→ Exercise
Copy exactly, leaving out every image, the lines from the one with "Convert this chart to matplotlib code." through the one with "plt.rcParams['font.weight'] = 'medium'", inclusive.

→ Information provided
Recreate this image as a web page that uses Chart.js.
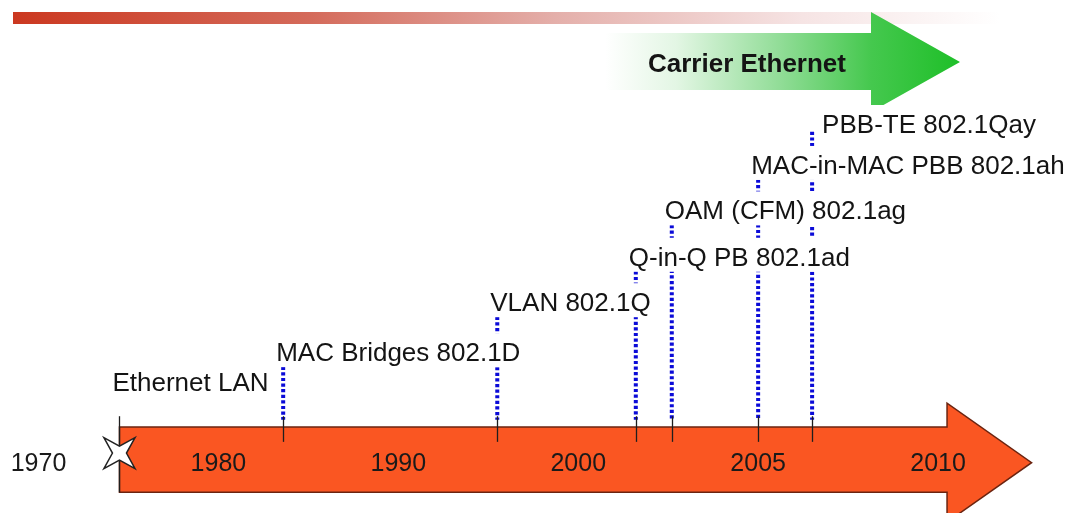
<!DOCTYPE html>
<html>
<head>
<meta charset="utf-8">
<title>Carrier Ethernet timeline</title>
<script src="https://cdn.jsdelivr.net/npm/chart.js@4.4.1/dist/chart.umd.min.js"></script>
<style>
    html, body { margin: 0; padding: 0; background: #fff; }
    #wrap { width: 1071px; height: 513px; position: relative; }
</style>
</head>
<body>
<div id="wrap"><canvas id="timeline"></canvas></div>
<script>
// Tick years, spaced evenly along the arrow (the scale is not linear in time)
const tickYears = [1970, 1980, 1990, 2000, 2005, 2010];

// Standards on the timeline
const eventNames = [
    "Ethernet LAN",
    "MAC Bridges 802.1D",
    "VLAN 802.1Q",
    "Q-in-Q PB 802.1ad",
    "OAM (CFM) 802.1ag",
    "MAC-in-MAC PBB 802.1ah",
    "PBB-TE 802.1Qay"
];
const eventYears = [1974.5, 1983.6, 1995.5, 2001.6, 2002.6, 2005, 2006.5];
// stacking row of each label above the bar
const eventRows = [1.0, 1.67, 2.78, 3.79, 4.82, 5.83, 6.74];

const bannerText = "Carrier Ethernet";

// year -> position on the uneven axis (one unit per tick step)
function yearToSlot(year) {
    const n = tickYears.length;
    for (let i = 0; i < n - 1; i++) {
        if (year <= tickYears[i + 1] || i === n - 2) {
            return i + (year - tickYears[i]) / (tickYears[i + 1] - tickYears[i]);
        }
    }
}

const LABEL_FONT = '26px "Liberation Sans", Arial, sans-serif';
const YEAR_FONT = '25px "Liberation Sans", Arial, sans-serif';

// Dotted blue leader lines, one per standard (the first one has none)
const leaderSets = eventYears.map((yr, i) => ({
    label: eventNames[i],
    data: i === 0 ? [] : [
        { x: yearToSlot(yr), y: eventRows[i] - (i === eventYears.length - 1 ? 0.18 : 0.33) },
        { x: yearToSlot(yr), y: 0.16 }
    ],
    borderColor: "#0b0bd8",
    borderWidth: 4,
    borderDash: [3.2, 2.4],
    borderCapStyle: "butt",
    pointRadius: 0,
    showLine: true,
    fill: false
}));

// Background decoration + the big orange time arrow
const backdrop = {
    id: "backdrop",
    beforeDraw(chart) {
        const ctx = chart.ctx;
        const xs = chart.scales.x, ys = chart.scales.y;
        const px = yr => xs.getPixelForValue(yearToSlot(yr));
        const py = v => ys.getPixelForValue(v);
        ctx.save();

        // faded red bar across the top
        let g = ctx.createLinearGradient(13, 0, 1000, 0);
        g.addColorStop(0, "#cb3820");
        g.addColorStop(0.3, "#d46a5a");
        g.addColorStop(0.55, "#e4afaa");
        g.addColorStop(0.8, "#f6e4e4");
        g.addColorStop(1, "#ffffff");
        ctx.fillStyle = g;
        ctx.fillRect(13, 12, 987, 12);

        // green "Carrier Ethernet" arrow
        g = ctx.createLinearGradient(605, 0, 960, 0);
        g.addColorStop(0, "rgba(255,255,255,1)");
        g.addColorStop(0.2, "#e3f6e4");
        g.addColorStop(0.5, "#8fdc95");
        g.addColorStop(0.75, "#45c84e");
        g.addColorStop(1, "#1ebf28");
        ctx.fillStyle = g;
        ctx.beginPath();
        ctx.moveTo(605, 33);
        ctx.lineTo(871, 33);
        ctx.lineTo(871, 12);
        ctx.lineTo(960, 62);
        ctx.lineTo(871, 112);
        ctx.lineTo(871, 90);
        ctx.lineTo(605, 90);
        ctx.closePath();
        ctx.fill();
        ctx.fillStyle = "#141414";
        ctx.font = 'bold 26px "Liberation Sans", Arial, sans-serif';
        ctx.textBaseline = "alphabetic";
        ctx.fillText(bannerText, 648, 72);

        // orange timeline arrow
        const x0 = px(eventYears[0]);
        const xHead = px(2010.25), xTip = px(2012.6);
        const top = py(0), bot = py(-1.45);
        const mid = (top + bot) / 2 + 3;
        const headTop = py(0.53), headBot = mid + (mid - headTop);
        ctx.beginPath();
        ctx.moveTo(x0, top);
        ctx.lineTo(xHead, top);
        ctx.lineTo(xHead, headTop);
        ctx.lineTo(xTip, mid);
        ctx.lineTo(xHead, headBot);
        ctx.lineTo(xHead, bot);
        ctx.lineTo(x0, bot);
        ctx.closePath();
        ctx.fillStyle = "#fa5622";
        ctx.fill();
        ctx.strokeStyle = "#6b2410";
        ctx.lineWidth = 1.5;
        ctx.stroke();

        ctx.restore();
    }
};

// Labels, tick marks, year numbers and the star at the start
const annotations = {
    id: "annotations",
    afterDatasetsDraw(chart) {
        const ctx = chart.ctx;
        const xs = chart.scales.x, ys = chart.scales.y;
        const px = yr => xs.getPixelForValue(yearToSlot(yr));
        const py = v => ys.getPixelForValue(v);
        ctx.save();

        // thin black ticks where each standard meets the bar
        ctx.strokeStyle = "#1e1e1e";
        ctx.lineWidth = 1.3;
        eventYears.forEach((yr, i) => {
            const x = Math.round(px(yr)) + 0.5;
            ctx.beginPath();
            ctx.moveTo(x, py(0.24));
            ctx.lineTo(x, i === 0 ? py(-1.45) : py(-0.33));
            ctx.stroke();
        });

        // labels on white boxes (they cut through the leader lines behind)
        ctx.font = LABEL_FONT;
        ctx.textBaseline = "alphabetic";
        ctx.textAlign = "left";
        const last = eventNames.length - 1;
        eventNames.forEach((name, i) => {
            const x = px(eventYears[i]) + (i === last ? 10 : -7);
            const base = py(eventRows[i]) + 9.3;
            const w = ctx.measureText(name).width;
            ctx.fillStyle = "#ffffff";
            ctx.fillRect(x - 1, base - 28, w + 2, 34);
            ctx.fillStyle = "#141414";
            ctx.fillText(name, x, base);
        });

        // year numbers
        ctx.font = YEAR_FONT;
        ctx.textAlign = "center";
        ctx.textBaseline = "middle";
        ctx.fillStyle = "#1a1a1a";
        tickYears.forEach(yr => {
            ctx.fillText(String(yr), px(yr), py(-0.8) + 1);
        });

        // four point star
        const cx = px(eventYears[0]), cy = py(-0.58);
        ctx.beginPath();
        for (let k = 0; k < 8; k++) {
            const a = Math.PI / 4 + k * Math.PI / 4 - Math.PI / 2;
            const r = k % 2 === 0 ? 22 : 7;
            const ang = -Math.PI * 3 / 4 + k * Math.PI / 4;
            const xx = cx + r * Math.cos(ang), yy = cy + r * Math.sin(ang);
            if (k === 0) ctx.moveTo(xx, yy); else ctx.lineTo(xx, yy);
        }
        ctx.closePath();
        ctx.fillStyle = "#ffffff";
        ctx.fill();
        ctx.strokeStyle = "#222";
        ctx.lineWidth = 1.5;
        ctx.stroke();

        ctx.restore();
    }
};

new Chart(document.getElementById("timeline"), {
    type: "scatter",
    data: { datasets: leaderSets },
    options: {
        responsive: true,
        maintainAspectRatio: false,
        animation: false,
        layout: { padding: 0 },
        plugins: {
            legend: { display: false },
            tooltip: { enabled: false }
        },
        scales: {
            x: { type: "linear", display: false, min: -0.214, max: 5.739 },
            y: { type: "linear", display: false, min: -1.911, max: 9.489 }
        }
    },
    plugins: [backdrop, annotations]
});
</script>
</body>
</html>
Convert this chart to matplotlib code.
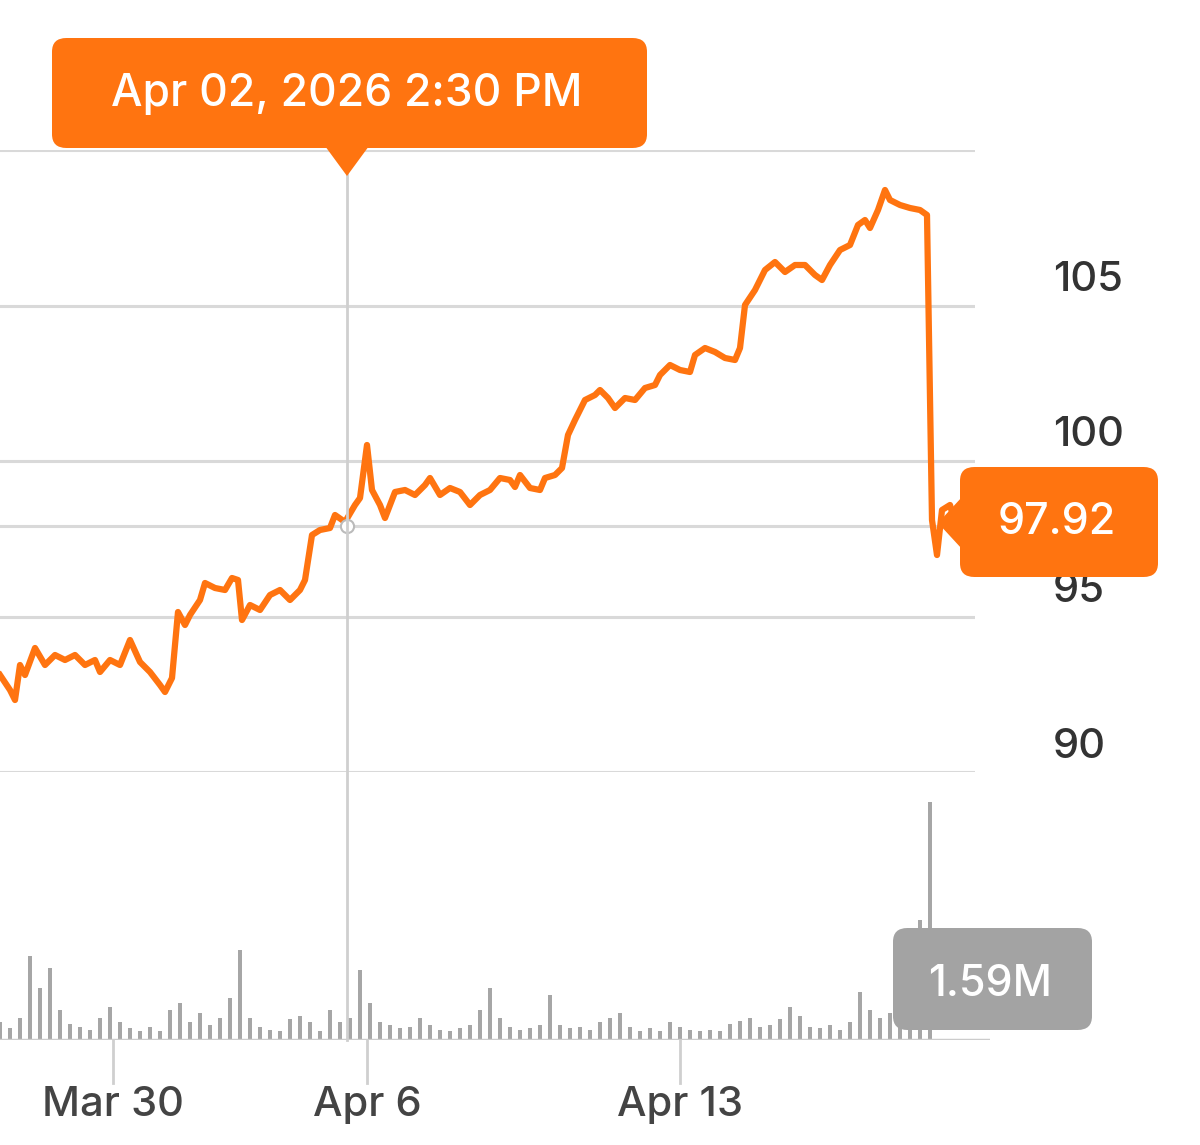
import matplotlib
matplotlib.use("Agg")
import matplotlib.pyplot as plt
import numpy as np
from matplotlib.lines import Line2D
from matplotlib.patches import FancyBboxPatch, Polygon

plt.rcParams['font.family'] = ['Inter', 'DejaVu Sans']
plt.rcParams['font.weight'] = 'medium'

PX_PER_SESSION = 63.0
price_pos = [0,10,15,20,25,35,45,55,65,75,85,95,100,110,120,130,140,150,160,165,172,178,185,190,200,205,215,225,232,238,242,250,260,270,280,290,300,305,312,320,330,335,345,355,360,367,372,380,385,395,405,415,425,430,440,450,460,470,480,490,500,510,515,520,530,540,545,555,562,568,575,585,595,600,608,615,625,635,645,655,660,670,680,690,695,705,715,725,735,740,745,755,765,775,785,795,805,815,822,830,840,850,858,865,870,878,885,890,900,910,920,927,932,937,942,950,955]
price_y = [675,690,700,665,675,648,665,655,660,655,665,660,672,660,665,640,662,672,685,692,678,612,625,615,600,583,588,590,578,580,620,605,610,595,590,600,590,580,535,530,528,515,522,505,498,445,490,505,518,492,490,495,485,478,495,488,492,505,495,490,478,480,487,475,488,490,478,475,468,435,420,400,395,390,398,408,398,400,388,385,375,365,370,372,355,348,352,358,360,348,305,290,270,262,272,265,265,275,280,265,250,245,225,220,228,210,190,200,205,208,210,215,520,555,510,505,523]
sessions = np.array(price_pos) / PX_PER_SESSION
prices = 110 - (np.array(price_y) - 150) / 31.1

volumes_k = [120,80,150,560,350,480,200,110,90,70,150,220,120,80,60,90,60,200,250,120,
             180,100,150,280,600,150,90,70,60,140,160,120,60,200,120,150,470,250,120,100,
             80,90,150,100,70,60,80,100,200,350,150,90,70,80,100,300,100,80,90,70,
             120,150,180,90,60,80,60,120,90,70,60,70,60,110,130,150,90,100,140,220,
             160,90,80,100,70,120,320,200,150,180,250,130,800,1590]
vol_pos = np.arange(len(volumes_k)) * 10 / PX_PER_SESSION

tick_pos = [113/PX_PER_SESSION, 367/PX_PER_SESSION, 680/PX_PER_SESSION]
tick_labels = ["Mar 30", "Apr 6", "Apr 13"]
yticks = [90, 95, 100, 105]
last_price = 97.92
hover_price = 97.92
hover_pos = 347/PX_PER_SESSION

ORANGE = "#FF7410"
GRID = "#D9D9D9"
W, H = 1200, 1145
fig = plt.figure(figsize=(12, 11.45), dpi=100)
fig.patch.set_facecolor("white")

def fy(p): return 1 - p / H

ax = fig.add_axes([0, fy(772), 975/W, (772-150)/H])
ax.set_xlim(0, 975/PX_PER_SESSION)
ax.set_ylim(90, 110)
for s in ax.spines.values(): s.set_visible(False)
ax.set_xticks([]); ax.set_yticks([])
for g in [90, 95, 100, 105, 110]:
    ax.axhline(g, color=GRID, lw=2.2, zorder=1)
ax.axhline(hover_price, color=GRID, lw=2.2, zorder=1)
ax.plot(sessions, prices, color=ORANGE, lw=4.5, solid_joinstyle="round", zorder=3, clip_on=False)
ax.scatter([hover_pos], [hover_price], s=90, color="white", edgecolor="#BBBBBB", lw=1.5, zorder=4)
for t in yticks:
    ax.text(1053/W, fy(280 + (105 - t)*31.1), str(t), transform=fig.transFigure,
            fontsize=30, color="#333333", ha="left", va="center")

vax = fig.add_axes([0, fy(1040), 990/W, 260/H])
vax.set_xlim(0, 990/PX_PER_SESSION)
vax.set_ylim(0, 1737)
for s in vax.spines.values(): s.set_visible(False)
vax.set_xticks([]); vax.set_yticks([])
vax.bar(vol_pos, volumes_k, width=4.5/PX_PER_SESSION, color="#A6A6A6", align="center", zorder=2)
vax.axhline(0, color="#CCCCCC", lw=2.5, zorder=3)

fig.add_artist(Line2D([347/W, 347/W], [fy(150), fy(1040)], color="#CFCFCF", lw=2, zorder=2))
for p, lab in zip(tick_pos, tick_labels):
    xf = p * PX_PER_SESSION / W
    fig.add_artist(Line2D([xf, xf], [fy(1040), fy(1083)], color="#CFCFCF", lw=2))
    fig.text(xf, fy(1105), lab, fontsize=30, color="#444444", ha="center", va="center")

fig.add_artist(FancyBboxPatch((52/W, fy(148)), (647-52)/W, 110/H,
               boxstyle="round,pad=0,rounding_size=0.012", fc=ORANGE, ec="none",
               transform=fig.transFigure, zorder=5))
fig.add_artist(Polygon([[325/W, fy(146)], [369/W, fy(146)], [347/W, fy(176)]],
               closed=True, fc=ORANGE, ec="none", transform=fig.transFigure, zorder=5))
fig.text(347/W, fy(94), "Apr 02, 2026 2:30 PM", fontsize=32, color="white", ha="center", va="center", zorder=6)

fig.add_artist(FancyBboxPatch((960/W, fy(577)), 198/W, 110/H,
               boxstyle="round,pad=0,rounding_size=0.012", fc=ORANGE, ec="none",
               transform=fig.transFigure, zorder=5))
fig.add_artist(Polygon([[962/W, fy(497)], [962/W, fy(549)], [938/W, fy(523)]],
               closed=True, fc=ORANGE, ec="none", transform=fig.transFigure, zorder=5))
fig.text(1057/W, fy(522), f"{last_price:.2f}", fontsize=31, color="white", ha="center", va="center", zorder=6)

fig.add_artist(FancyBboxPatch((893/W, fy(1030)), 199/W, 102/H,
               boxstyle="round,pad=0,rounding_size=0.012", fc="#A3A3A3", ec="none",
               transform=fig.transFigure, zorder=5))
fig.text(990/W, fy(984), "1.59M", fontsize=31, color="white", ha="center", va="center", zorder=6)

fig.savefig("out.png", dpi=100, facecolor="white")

→ Solved problem
Convert this chart to matplotlib code.
import matplotlib
matplotlib.use("Agg")
import matplotlib.pyplot as plt
import numpy as np
from matplotlib.lines import Line2D
from matplotlib.patches import FancyBboxPatch, Polygon

plt.rcParams['font.family'] = ['Inter', 'DejaVu Sans']
plt.rcParams['font.weight'] = 'medium'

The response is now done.